|According to the Post Standard Terrel Hunt was amazing on Saturday|
Penn State defeated Syracuse 23-17 on Saturday, moving to 0-2 in games played in the house Dr. Gross wishes he built -- but that was three days ago and you already know that.
Our good friend Jimmy Fallon* likes to write thank you notes from time to time and we thought that it would be nice to honor Jimmy as he takes over the Tonight Show next year and write some thank you notes of our own. Here goes.
Thank You Post Standard, for crediting Terrel Hunt with the game of his life. Only in the world of wildly inaccurate box scores can an interception also count as a completed pass - when no passes were actually thrown.
Thank You George McDonald for letting your inability to commit to a woman manifest itself in an inability to continue giving Jerome Smith the ball even though he was having a better game than Prince Tyson Gulley.

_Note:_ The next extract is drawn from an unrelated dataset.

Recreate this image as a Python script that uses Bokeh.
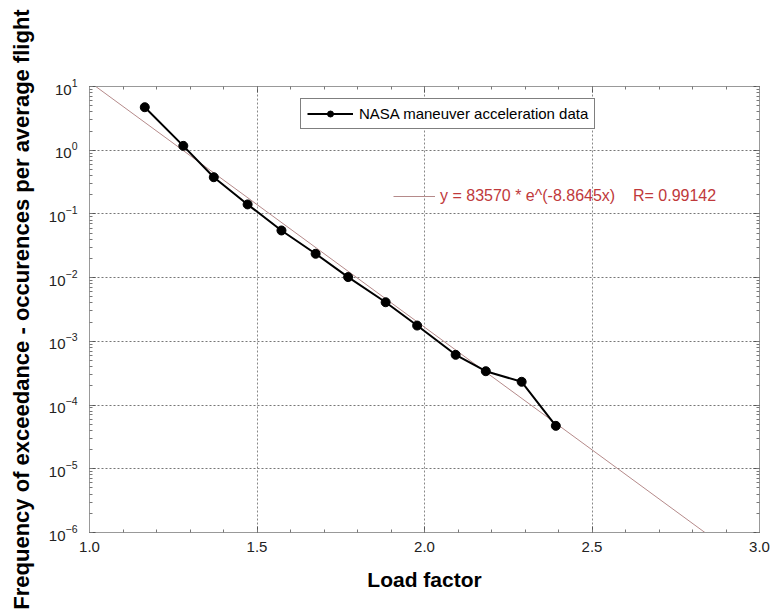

Thank You Doctor Daryl Gross, no one can turn New York's College Classic into a road game for the team from New York while playing in New Jersey quite like you.

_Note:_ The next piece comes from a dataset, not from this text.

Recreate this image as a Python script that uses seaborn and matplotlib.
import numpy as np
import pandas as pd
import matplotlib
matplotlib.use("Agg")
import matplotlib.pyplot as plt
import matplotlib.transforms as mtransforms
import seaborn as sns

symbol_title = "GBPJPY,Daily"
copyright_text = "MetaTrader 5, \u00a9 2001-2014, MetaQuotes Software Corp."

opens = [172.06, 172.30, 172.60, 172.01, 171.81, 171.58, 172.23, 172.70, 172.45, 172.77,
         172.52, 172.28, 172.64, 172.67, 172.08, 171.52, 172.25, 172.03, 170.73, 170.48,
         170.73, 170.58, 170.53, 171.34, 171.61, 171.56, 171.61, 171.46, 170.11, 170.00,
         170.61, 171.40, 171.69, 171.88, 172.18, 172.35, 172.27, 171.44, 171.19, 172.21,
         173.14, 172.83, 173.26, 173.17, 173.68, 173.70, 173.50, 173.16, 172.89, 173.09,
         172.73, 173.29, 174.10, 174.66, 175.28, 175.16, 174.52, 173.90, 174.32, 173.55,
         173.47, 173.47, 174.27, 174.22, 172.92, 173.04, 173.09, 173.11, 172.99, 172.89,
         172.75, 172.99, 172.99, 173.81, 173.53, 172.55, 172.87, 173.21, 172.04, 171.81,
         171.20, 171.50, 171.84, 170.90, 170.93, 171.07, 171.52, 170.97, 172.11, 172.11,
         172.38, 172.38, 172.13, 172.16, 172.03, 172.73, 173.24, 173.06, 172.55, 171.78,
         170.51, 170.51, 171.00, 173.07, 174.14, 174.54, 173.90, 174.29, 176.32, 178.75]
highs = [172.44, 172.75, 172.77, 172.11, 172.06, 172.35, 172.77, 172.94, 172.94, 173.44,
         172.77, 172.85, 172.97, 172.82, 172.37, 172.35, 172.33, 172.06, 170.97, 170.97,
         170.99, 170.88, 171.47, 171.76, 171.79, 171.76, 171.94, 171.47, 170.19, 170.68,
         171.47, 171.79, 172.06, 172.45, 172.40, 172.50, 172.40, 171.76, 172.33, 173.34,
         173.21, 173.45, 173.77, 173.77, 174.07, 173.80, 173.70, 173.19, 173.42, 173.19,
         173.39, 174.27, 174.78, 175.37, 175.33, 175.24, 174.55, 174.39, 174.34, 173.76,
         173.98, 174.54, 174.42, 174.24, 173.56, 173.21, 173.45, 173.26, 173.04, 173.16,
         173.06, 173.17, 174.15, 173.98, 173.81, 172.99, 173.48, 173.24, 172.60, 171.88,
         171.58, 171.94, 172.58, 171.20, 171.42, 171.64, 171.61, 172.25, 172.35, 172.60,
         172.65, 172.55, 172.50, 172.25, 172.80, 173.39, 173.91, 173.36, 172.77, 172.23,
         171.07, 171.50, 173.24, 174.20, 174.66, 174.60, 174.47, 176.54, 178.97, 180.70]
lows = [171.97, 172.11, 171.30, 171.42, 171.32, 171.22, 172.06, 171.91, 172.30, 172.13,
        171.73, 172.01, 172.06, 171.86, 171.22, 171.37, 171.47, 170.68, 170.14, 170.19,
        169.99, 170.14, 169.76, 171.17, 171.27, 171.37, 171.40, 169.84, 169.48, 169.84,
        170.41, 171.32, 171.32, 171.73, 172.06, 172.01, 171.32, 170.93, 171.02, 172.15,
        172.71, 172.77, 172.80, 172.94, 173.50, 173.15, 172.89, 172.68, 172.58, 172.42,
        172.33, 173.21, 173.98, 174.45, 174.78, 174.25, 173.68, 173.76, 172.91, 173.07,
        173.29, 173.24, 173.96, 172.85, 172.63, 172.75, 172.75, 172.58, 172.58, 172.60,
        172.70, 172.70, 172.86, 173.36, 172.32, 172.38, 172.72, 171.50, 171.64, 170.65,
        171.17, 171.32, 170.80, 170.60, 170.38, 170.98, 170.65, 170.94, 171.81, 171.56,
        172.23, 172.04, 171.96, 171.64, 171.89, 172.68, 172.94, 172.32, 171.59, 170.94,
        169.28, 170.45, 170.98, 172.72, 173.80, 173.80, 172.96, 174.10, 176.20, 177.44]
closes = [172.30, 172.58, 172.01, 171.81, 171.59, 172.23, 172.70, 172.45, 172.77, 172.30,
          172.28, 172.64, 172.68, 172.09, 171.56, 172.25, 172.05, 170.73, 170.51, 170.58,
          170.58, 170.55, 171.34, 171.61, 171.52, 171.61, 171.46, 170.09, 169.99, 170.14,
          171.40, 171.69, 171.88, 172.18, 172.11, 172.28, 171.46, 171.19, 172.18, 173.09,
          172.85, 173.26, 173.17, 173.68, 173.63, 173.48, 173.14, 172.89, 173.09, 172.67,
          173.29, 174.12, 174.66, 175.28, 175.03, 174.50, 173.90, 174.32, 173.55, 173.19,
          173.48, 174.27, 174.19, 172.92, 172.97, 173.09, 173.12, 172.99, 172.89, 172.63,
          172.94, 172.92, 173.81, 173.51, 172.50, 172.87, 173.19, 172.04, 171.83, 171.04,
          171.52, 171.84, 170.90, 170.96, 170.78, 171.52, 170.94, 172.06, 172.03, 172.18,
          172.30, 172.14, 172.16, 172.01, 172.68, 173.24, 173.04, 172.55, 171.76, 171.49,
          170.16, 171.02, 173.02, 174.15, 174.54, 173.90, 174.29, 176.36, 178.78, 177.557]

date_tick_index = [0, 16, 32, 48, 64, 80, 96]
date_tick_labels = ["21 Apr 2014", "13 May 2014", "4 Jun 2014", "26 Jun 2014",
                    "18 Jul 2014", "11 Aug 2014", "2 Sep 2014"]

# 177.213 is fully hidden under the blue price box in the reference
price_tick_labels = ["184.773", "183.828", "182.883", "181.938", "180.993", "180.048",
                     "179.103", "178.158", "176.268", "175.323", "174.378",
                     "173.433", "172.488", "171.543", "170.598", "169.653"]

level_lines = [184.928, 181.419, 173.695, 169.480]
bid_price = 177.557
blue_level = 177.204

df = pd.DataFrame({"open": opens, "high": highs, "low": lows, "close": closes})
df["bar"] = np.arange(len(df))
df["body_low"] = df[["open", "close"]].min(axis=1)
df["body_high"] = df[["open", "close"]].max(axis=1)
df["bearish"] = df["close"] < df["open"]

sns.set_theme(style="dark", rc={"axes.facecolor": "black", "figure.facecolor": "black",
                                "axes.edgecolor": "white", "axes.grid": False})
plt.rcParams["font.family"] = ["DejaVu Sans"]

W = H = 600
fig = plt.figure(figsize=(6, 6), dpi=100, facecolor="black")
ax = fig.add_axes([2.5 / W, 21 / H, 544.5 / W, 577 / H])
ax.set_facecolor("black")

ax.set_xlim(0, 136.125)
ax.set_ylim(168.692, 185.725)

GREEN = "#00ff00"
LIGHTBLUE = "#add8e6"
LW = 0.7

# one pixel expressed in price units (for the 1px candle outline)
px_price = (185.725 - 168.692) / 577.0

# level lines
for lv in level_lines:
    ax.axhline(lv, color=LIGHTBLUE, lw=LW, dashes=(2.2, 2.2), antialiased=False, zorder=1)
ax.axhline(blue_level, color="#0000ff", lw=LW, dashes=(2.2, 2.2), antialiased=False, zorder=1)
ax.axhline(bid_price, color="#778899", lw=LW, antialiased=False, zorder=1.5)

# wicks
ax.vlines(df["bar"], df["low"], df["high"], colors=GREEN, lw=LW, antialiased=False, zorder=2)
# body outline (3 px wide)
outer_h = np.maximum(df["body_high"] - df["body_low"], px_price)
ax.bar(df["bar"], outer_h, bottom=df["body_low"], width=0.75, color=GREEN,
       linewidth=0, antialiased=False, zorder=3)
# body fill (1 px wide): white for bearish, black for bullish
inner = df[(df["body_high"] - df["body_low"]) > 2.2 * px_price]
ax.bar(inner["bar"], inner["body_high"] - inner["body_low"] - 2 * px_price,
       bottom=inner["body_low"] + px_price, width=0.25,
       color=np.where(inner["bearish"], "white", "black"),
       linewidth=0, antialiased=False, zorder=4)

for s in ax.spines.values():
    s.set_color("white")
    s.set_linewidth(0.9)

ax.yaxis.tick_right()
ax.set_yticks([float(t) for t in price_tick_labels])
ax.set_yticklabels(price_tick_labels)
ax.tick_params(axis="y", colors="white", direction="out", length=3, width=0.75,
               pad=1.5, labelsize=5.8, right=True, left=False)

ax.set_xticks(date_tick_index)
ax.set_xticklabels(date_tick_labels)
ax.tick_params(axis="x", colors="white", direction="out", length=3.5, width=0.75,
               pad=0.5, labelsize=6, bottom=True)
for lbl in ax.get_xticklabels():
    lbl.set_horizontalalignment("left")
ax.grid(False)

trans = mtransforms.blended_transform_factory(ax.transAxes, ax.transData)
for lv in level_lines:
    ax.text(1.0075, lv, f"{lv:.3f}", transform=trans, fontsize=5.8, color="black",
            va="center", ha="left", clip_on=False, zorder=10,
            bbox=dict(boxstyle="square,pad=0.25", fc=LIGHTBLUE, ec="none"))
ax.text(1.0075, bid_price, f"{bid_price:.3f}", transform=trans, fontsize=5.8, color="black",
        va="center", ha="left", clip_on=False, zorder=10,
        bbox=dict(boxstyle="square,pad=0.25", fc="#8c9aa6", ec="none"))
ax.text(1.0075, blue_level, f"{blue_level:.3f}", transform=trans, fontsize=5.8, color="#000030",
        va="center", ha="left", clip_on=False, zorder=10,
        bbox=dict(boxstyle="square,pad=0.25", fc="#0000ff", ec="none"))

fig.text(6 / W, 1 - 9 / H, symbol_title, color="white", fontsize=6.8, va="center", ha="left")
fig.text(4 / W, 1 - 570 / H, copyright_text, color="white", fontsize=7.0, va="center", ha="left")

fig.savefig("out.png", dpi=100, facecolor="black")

Thank You Scott Shafer, the vigor and frequency with which you throw your visor ensures thousands of Malaysian children will have visor making employment for years to come.
Thank You Allen Robinson, for mysteriously getting suspended for the first half. Your absence did to the Syracuse secondary what Joan Rivers' plastic surgeon does to her face - it made them look smooth.
Thank You Chris Carlson, your obsession with Scott Shafer's sideline demeanor makes stalkers everywhere feel a bit less creepy while staking out their exes apartment at 3 am.
Thank You Drew Allen, for giving Christian Hackenberg time to catch up. The last time you played a meaningful game was 2008, he was in the 8th grade. Most guys won't let snotty nose kids catch up and pass them all once.
Thank You Ed Cunningham, your obsession with seeing the referees throw a flag for targeting was so distracting that we barely noticed how terrible Mike Patrick is - and for that, we thank you immensely.
*I've never met Jimmy Fallon, but was once in a bowling league with a guy who does know him, so that counts....sort of. Also, I'm a terrible bowler.